_Source excerpt_:
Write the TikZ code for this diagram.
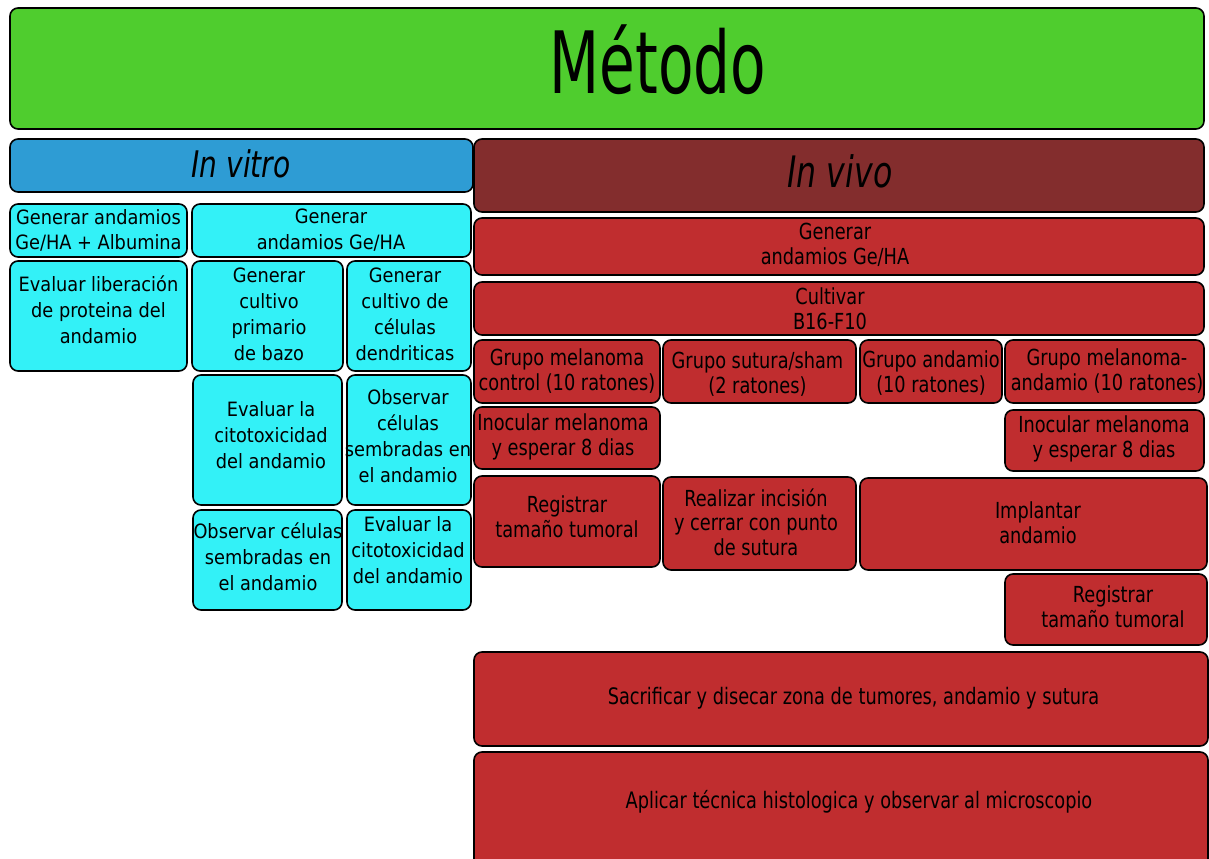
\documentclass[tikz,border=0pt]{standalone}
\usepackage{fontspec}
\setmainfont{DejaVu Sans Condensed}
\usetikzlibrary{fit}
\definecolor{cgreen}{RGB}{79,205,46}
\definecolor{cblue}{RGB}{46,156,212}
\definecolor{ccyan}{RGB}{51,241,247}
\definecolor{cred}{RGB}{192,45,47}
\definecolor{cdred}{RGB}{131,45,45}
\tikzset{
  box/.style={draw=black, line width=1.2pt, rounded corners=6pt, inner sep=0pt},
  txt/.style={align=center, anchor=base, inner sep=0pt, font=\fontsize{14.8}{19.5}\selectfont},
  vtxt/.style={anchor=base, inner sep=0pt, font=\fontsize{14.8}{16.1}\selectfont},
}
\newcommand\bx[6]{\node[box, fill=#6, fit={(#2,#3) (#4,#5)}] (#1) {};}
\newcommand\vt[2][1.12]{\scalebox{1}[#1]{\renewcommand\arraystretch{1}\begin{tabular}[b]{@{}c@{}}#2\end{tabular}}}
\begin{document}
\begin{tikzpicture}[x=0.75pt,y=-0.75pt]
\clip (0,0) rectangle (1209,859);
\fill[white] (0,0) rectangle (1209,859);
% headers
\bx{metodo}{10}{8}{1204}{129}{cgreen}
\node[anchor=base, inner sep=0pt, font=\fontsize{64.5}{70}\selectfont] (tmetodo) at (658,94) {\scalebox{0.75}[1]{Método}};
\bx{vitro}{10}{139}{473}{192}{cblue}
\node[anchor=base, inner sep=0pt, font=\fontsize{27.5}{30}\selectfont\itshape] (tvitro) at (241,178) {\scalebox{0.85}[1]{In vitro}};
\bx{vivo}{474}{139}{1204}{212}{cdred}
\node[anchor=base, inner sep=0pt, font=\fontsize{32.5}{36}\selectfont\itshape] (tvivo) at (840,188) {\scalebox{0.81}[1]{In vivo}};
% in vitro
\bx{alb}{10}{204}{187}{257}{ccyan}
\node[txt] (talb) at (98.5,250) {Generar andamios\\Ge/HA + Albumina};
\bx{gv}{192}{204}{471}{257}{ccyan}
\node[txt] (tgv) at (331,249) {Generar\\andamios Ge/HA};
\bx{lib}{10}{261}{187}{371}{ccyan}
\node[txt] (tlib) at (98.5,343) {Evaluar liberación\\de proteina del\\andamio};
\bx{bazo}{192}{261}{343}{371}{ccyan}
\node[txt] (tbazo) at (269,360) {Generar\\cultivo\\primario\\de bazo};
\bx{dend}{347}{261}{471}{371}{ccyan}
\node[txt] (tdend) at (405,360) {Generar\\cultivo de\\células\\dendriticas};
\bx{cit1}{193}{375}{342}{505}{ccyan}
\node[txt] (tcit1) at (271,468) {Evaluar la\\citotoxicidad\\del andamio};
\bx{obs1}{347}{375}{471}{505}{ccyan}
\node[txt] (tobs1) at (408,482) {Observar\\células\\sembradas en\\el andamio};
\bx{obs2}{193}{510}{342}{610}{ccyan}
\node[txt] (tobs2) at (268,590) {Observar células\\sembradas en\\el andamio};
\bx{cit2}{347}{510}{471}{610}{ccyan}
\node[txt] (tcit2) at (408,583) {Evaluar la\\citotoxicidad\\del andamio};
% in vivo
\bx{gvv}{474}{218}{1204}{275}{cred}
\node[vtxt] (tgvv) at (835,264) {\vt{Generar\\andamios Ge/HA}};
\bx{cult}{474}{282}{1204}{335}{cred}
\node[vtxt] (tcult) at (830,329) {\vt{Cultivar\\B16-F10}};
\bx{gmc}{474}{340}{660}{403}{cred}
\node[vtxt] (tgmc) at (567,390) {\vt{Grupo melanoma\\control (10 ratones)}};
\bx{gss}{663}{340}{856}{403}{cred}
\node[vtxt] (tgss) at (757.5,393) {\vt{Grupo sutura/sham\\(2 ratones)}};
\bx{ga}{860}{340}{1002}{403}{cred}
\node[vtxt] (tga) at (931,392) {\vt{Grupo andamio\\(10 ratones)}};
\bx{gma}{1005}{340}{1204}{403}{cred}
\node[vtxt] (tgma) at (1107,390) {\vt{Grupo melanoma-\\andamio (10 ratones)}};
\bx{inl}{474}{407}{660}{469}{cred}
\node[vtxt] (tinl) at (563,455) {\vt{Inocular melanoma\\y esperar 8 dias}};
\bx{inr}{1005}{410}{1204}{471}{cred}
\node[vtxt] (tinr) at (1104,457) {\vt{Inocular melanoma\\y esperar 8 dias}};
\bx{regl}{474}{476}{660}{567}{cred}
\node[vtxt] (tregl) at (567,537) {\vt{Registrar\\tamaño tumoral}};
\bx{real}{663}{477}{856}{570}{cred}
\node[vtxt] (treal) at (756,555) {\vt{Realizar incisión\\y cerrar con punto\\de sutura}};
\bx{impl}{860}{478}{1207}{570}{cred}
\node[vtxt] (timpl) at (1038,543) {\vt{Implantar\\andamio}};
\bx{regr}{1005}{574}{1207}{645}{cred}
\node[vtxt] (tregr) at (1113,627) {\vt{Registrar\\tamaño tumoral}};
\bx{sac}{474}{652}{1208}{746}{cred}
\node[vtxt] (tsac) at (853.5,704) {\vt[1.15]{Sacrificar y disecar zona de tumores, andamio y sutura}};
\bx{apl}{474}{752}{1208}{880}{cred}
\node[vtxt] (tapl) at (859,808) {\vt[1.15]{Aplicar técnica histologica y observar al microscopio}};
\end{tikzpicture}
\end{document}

_Work to complete_:
Extract the full listing above verbatim; pictures are to be left out of the copy.

_Solved problem_:
Write the TikZ code for this diagram.
\documentclass[tikz,border=0pt]{standalone}
\usepackage{fontspec}
\setmainfont{DejaVu Sans Condensed}
\usetikzlibrary{fit}
\definecolor{cgreen}{RGB}{79,205,46}
\definecolor{cblue}{RGB}{46,156,212}
\definecolor{ccyan}{RGB}{51,241,247}
\definecolor{cred}{RGB}{192,45,47}
\definecolor{cdred}{RGB}{131,45,45}
\tikzset{
  box/.style={draw=black, line width=1.2pt, rounded corners=6pt, inner sep=0pt},
  txt/.style={align=center, anchor=base, inner sep=0pt, font=\fontsize{14.8}{19.5}\selectfont},
  vtxt/.style={anchor=base, inner sep=0pt, font=\fontsize{14.8}{16.1}\selectfont},
}
\newcommand\bx[6]{\node[box, fill=#6, fit={(#2,#3) (#4,#5)}] (#1) {};}
\newcommand\vt[2][1.12]{\scalebox{1}[#1]{\renewcommand\arraystretch{1}\begin{tabular}[b]{@{}c@{}}#2\end{tabular}}}
\begin{document}
\begin{tikzpicture}[x=0.75pt,y=-0.75pt]
\clip (0,0) rectangle (1209,859);
\fill[white] (0,0) rectangle (1209,859);
% headers
\bx{metodo}{10}{8}{1204}{129}{cgreen}
\node[anchor=base, inner sep=0pt, font=\fontsize{64.5}{70}\selectfont] (tmetodo) at (658,94) {\scalebox{0.75}[1]{Método}};
\bx{vitro}{10}{139}{473}{192}{cblue}
\node[anchor=base, inner sep=0pt, font=\fontsize{27.5}{30}\selectfont\itshape] (tvitro) at (241,178) {\scalebox{0.85}[1]{In vitro}};
\bx{vivo}{474}{139}{1204}{212}{cdred}
\node[anchor=base, inner sep=0pt, font=\fontsize{32.5}{36}\selectfont\itshape] (tvivo) at (840,188) {\scalebox{0.81}[1]{In vivo}};
% in vitro
\bx{alb}{10}{204}{187}{257}{ccyan}
\node[txt] (talb) at (98.5,250) {Generar andamios\\Ge/HA + Albumina};
\bx{gv}{192}{204}{471}{257}{ccyan}
\node[txt] (tgv) at (331,249) {Generar\\andamios Ge/HA};
\bx{lib}{10}{261}{187}{371}{ccyan}
\node[txt] (tlib) at (98.5,343) {Evaluar liberación\\de proteina del\\andamio};
\bx{bazo}{192}{261}{343}{371}{ccyan}
\node[txt] (tbazo) at (269,360) {Generar\\cultivo\\primario\\de bazo};
\bx{dend}{347}{261}{471}{371}{ccyan}
\node[txt] (tdend) at (405,360) {Generar\\cultivo de\\células\\dendriticas};
\bx{cit1}{193}{375}{342}{505}{ccyan}
\node[txt] (tcit1) at (271,468) {Evaluar la\\citotoxicidad\\del andamio};
\bx{obs1}{347}{375}{471}{505}{ccyan}
\node[txt] (tobs1) at (408,482) {Observar\\células\\sembradas en\\el andamio};
\bx{obs2}{193}{510}{342}{610}{ccyan}
\node[txt] (tobs2) at (268,590) {Observar células\\sembradas en\\el andamio};
\bx{cit2}{347}{510}{471}{610}{ccyan}
\node[txt] (tcit2) at (408,583) {Evaluar la\\citotoxicidad\\del andamio};
% in vivo
\bx{gvv}{474}{218}{1204}{275}{cred}
\node[vtxt] (tgvv) at (835,264) {\vt{Generar\\andamios Ge/HA}};
\bx{cult}{474}{282}{1204}{335}{cred}
\node[vtxt] (tcult) at (830,329) {\vt{Cultivar\\B16-F10}};
\bx{gmc}{474}{340}{660}{403}{cred}
\node[vtxt] (tgmc) at (567,390) {\vt{Grupo melanoma\\control (10 ratones)}};
\bx{gss}{663}{340}{856}{403}{cred}
\node[vtxt] (tgss) at (757.5,393) {\vt{Grupo sutura/sham\\(2 ratones)}};
\bx{ga}{860}{340}{1002}{403}{cred}
\node[vtxt] (tga) at (931,392) {\vt{Grupo andamio\\(10 ratones)}};
\bx{gma}{1005}{340}{1204}{403}{cred}
\node[vtxt] (tgma) at (1107,390) {\vt{Grupo melanoma-\\andamio (10 ratones)}};
\bx{inl}{474}{407}{660}{469}{cred}
\node[vtxt] (tinl) at (563,455) {\vt{Inocular melanoma\\y esperar 8 dias}};
\bx{inr}{1005}{410}{1204}{471}{cred}
\node[vtxt] (tinr) at (1104,457) {\vt{Inocular melanoma\\y esperar 8 dias}};
\bx{regl}{474}{476}{660}{567}{cred}
\node[vtxt] (tregl) at (567,537) {\vt{Registrar\\tamaño tumoral}};
\bx{real}{663}{477}{856}{570}{cred}
\node[vtxt] (treal) at (756,555) {\vt{Realizar incisión\\y cerrar con punto\\de sutura}};
\bx{impl}{860}{478}{1207}{570}{cred}
\node[vtxt] (timpl) at (1038,543) {\vt{Implantar\\andamio}};
\bx{regr}{1005}{574}{1207}{645}{cred}
\node[vtxt] (tregr) at (1113,627) {\vt{Registrar\\tamaño tumoral}};
\bx{sac}{474}{652}{1208}{746}{cred}
\node[vtxt] (tsac) at (853.5,704) {\vt[1.15]{Sacrificar y disecar zona de tumores, andamio y sutura}};
\bx{apl}{474}{752}{1208}{880}{cred}
\node[vtxt] (tapl) at (859,808) {\vt[1.15]{Aplicar técnica histologica y observar al microscopio}};
\end{tikzpicture}
\end{document}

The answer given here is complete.